André would communicate with the Arnolds through Stansbury, using a code. As a key, each side would have a copy of the same edition of the same book—Blackstone’s Commentary on the Laws of England—and they would use three sets of numbers as code for every word they wanted to use. The first number would signify the page on which the word appeared, the second would signify the line, and the third would signify the placement of the word on the line. They also would use invisible ink to write messages “interlined” between the lines of a normal-looking letter. If the invisible ink was meant to be revealed by being heated over a fire, the letter F would be on the message. If the ink was to be revealed by acid, the letter A would be used. André suggested that such letters contain innocuous information. For example, “an old woman’s health may be the subject.”
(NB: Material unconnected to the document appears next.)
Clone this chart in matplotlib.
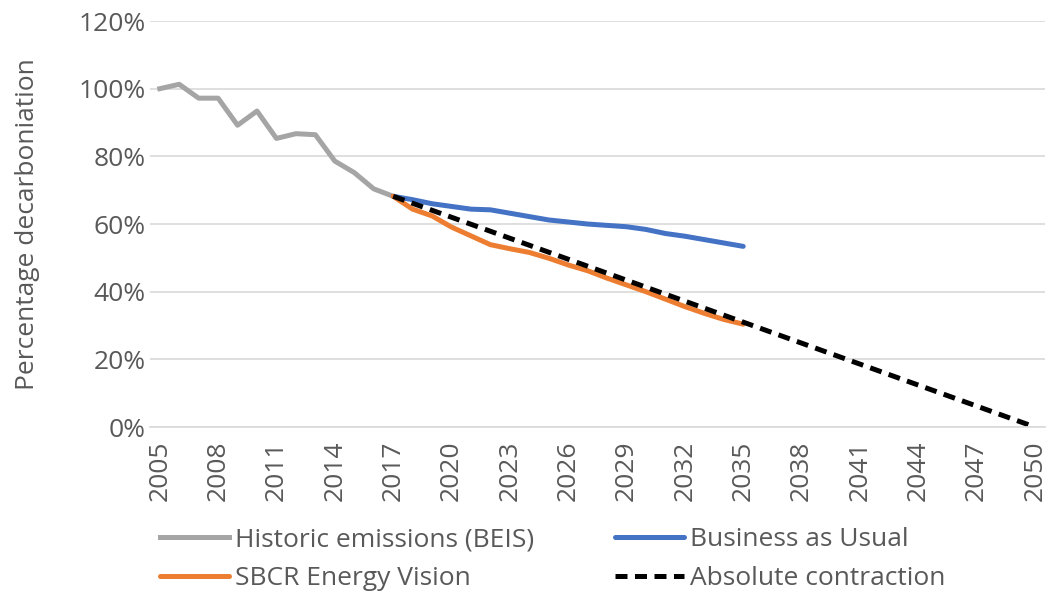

This very first correspondence made clear that André knew, without talking to either Arnold or his wife, that Peggy Shippen was important to the plot, and that she could be counted on if a second channel was needed. “The Lady might write to me at the same time with one of her intimates,” he instructed them. “She will guess who I mean, the latter remaining ignorant of interlining and sending the letter.” That intimate was Peggy Chew. “I will write myself to the friend to give occasion for a reply,” André explained. “The letters may talk of the Meschianza and other nonsense.”